Once Brexit occurs, it is unlikely that legislators will have the patience to revert the law back to its previous form and appear weak on financial crime.
2. Fourth Directive stems from FATF (of which the UK is a member)
The Fourth Directive stems from the latest recommendations of the Financial Action Task Force(FATF), an inter-governmental body that develops and promotes policies to combat money laundering and terrorist financing. The UK are members of the FATF and therefore bound by its AML rules. So the UK would still need to abide by the FATF’s requirements regardless of Brexit.
3. FATF evaluators are coming in 2018
The FATF Mutual Evaluation of the UK is due to take place in 2018, which could coincide with the UK actually leaving the EU. Any perceived deviation in UK AML standards due to Brexit could have a negative impact on the FATF’s country report.
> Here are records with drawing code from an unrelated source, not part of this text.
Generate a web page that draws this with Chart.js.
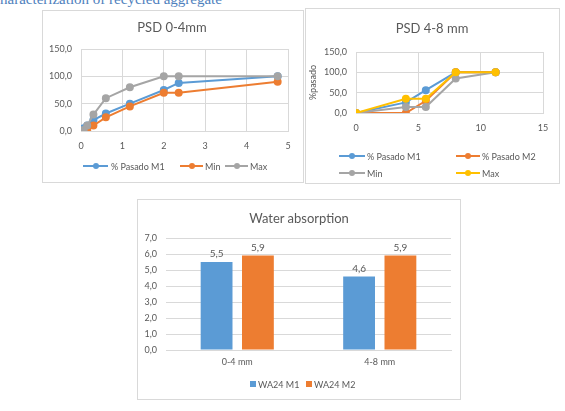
<!DOCTYPE html>
<html>
<head>
<meta charset="utf-8">
<script src="https://cdn.jsdelivr.net/npm/chart.js@4.4.1/dist/chart.umd.min.js"></script>
<style>
body { margin: 0; background: #fff; width: 565px; height: 411px; position: relative; overflow: hidden; font-family: Lato, sans-serif; color: #595959; }
.box { position: absolute; border: 1px solid #d9d9d9; box-sizing: border-box; background: #fff; }
.box canvas { position: absolute; left: 0; top: 0; }
.ttl { position: absolute; font-size: 13px; white-space: nowrap; transform: translate(-50%, -50%); }
.lg { position: absolute; font-size: 9px; white-space: nowrap; transform: translateY(-50%); }
#cap { position: absolute; left: 0; top: -8px; font: 15px "Liberation Serif", serif; line-height: 15px; color: #4f81bd; white-space: nowrap; }
</style>
</head>
<body>
<div id="cap">haracterization of recycled aggregate</div>

<div class="box" style="left:42px;top:10px;width:262px;height:173px"><canvas id="psd04" width="260" height="171"></canvas></div>
<div class="ttl" style="left:172px;top:27px">PSD 0-4mm</div>

<div class="box" style="left:305px;top:8px;width:255px;height:176px"><canvas id="psd48" width="253" height="174"></canvas></div>
<div class="ttl" style="left:432px;top:28px">PSD 4-8 mm</div>

<div class="box" style="left:137px;top:199px;width:324px;height:201px"><canvas id="absorcion" width="322" height="199"></canvas></div>
<div class="ttl" style="left:299px;top:218px">Water absorption</div>

<script>
// PSD 0-4mm
var tamiz04 = [0.063, 0.15, 0.3, 0.6, 1.18, 2, 2.36, 4.75];
var pasadoM1_04 = [5, 10, 20, 32, 50, 75, 88, 100];
var min04 = [0, 2, 10, 25, 45, 70, 70, 90];
var max04 = [2, 10, 30, 60, 80, 100, 100, 100];

// PSD 4-8 mm
var tamiz48 = [0, 4, 5.6, 8, 11.2];
var pasadoM1_48 = [0, 26, 56, 100, 100];
var pasadoM2_48 = [0, 0, 30, 100, 100];
var min48 = [0, 15, 15, 85, 100];
var max48 = [0, 35, 35, 100, 100];

// Water absorption
var categorias = ['0-4 mm', '4-8 mm'];
var wa24M1 = [5.5, 4.6];
var wa24M2 = [5.9, 5.9];

var azul = '#5b9bd5';
var naranja = '#ed7d31';
var gris = '#a5a5a5';
var amarillo = '#ffc000';
var rejilla = '#d9d9d9';
var fuente = { family: 'Lato', size: 9 };

function coma(v) {
  return Number(v).toFixed(1).replace('.', ',');
}

function serie(label, color, xs, ys, orden) {
  return {
    label: label,
    data: xs.map(function (x, i) { return { x: x, y: ys[i] }; }),
    borderColor: color,
    backgroundColor: color,
    showLine: true,
    borderWidth: 2,
    pointRadius: 3,
    pointHoverRadius: 3,
    order: orden
  };
}

function agregar(html) {
  document.body.insertAdjacentHTML('beforeend', html);
}

function itemLinea(x1, x2, y, color, texto, tx) {
  agregar('<div style="position:absolute;left:' + x1 + 'px;top:' + (y - 1) + 'px;width:' + (x2 - x1) + 'px;height:2px;background:' + color + '"></div>' +
    '<div style="position:absolute;left:' + ((x1 + x2) / 2 - 3) + 'px;top:' + (y - 3) + 'px;width:6px;height:6px;border-radius:50%;background:' + color + '"></div>' +
    '<div class="lg" style="left:' + tx + 'px;top:' + y + 'px">' + texto + '</div>');
}

function itemCuadro(x, y, color, texto, tx) {
  agregar('<div style="position:absolute;left:' + x + 'px;top:' + (y - 3) + 'px;width:6px;height:6px;background:' + color + '"></div>' +
    '<div class="lg" style="left:' + tx + 'px;top:' + y + 'px">' + texto + '</div>');
}

function ejes(xMax, xPaso, yMax, yPaso, anchoY, tituloY) {
  return {
    x: {
      type: 'linear', min: 0, max: xMax,
      ticks: { stepSize: xPaso, color: '#595959', font: fuente, padding: 10 },
      grid: { color: rejilla, drawTicks: false },
      border: { color: rejilla },
      afterFit: function (s) { s.height = 20; }
    },
    y: {
      min: 0, max: yMax,
      ticks: { stepSize: yPaso, color: '#595959', font: fuente, padding: 9, callback: coma },
      grid: { color: rejilla, drawTicks: false },
      border: { color: rejilla },
      title: tituloY ? { display: true, text: tituloY, color: '#595959', font: fuente, padding: { top: 1.5, bottom: 0 } } : { display: false },
      afterFit: function (s) { s.width = anchoY; }
    }
  };
}

var sinExtras = { legend: { display: false }, title: { display: false }, tooltip: { enabled: false } };

new Chart(document.getElementById('psd04'), {
  type: 'scatter',
  data: {
    datasets: [
      serie('% Pasado M1', azul, tamiz04, pasadoM1_04, 2),
      serie('Min', naranja, tamiz04, min04, 1),
      serie('Max', gris, tamiz04, max04, 0)
    ]
  },
  options: {
    responsive: false, animation: false,
    layout: { padding: { left: 0, right: 15, top: 38, bottom: 31 } },
    plugins: sinExtras,
    scales: ejes(5, 1, 150, 50, 38)
  }
});

new Chart(document.getElementById('psd48'), {
  type: 'scatter',
  data: {
    datasets: [
      serie('% Pasado M1', azul, tamiz48, pasadoM1_48, 3),
      serie('% Pasado M2', naranja, tamiz48, pasadoM2_48, 2),
      serie('Min', gris, tamiz48, min48, 1),
      serie('Max', amarillo, tamiz48, max48, 0)
    ]
  },
  options: {
    responsive: false, animation: false,
    layout: { padding: { left: 0, right: 16, top: 43, bottom: 50 } },
    plugins: sinExtras,
    scales: ejes(15, 5, 150, 50, 50, '%pasado')
  }
});

var etiquetas = {
  id: 'etiquetas',
  afterDatasetsDraw: function (chart) {
    var ctx = chart.ctx;
    ctx.save();
    ctx.font = '10px Lato';
    ctx.fillStyle = '#595959';
    ctx.textAlign = 'center';
    ctx.textBaseline = 'bottom';
    chart.data.datasets.forEach(function (ds, i) {
      chart.getDatasetMeta(i).data.forEach(function (barra, j) {
        ctx.fillText(coma(ds.data[j]), barra.x, barra.y - 3);
      });
    });
    ctx.restore();
  }
};

new Chart(document.getElementById('absorcion'), {
  type: 'bar',
  data: {
    labels: categorias,
    datasets: [
      { label: 'WA24 M1', data: wa24M1, backgroundColor: azul, categoryPercentage: 0.58, barPercentage: 0.77 },
      { label: 'WA24 M2', data: wa24M2, backgroundColor: naranja, categoryPercentage: 0.58, barPercentage: 0.77 }
    ]
  },
  options: {
    responsive: false, animation: false,
    layout: { padding: { left: 0, right: 9, top: 38, bottom: 29 } },
    plugins: sinExtras,
    scales: {
      x: {
        ticks: { color: '#595959', font: fuente, padding: 7 },
        grid: { display: false, drawTicks: false },
        border: { color: rejilla },
        afterFit: function (s) { s.height = 20; }
      },
      y: {
        min: 0, max: 7,
        ticks: { stepSize: 1, color: '#595959', font: fuente, padding: 9, callback: coma },
        grid: { color: rejilla, drawTicks: false },
        border: { display: false },
        afterFit: function (s) { s.width = 28; }
      }
    }
  },
  plugins: [etiquetas]
});

// leyendas
itemLinea(83, 108, 166, azul, '% Pasado M1', 111);
itemLinea(180, 203, 166, naranja, 'Min', 205);
itemLinea(225, 248, 166, gris, 'Max', 250);

itemLinea(339, 365, 156, azul, '% Pasado M1', 367);
itemLinea(456, 480, 156, naranja, '% Pasado M2', 482);
itemLinea(339, 365, 173, gris, 'Min', 367);
itemLinea(456, 480, 173, amarillo, 'Max', 482);

itemCuadro(250, 384, azul, 'WA24 M1', 258);
itemCuadro(306, 384, naranja, 'WA24 M2', 314);
</script>
</body>
</html>
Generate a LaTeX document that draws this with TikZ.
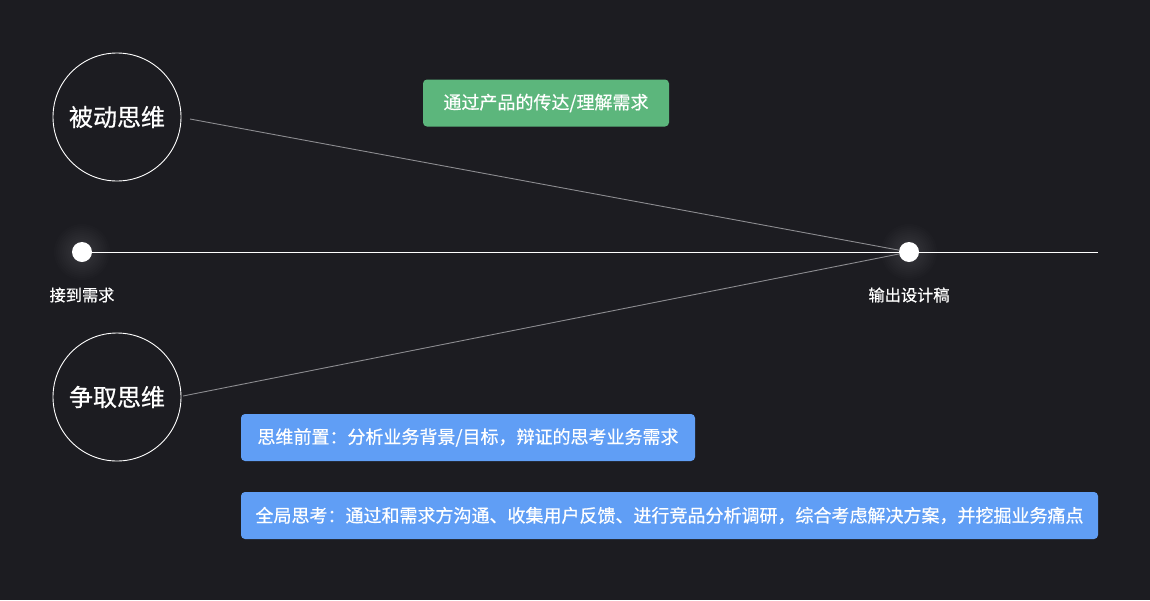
\documentclass[tikz,border=0pt]{standalone}
\usepackage{fontspec}
\setmainfont[FakeBold=0.6]{Noto Sans CJK SC}
\usetikzlibrary{positioning}
\definecolor{bgdark}{HTML}{1C1C21}
\definecolor{tipgreen}{HTML}{5CB67C}
\definecolor{tipblue}{HTML}{609EF5}
\definecolor{rayg}{HTML}{8C8C90}

\begin{document}
\begin{tikzpicture}[x=1pt, y=-1pt,
    mind/.style={circle, draw=white, line width=0.9pt, minimum size=128pt, inner sep=0pt, text=white, font=\fontsize{24}{27}\selectfont},
    dot/.style={circle, fill=white, minimum size=20pt, inner sep=0pt},
    tip/.style={rounded corners=4pt, inner sep=0pt, minimum height=47pt, text=white, font=\fontsize{18}{21}\selectfont},
    lbl/.style={text=white, font=\fontsize{16.2}{19}\selectfont}]
                        \fill[bgdark] (0,0) rectangle (1150,600);
                        \useasboundingbox (0,0) rectangle (1150,600);

                        % soft glow round the dots
                        \foreach \gx in {82, 909} {
                            \foreach \gr in {28, 26, ..., 12}
                                \fill[white, opacity=0.012] (\gx,252) circle (\gr pt);
                        }

                        \node[mind] (pm) at (117, 117) {被动思维};
                        \node[mind] (am) at (117, 397) {争取思维};
                        \coordinate (pmo) at (190, 119);
                        \coordinate (amo) at (183, 396);
                        \coordinate (end) at (1098, 252);

                        \node[dot] (in) at (82, 252) {};
                        \node[dot] (out) at (909, 252) {};
                        \node[lbl] (inl) at (82, 295) {接到需求};
                        \node[lbl] (outl) at (909, 295) {输出设计稿};

                        \node[tip, fill=tipgreen, minimum width=246pt] (pt) at (546, 103) {通过产品的传达/理解需求};
                        \node[tip, fill=tipblue, minimum width=454pt] (at1) at (468, 437.5) {思维前置：分析业务背景/目标，辩证的思考业务需求};
                        \node[tip, fill=tipblue, minimum width=857pt] (at2) at (669.5, 515.5) {全局思考：通过和需求方沟通、收集用户反馈、进行竞品分析调研，综合考虑解决方案，并挖掘业务痛点};

                        \draw[white, line width=0.9pt]
                        (in) -- (out)
                        (out) -- (end);
                        \draw[rayg, line width=0.9pt]
                        (pmo) -- (out)
                        (amo) -- (out);
                    \end{tikzpicture}
\end{document}
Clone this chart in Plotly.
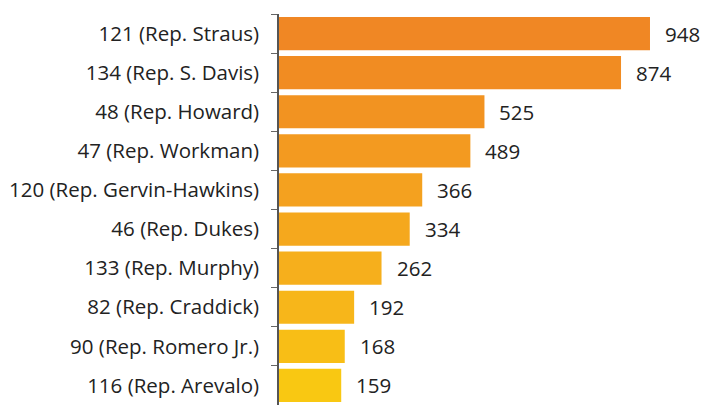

4. The UK are leaders in AML, not laggers
The UK has often been ahead of the European curve on AML legislation. In many cases it has ‘gold plated’ the EU legislation, for example it has adopted an ‘all crimes approach’ to AML regulation, so there is no minimum offence level below which offences need not be reported.
The UK already has its measures in place to increase transparency of beneficial ownership of companies. The London Anti-Corruption Summit in May 2016 showed Britain’s willingness to not only lead the way in setting up a public register of beneficial ownership, but also to encourage other countries to create their own registers. Now, any foreign company that wants to buy property in the UK or bid for government contracts will be required to publicly disclose their ultimate beneficial owner.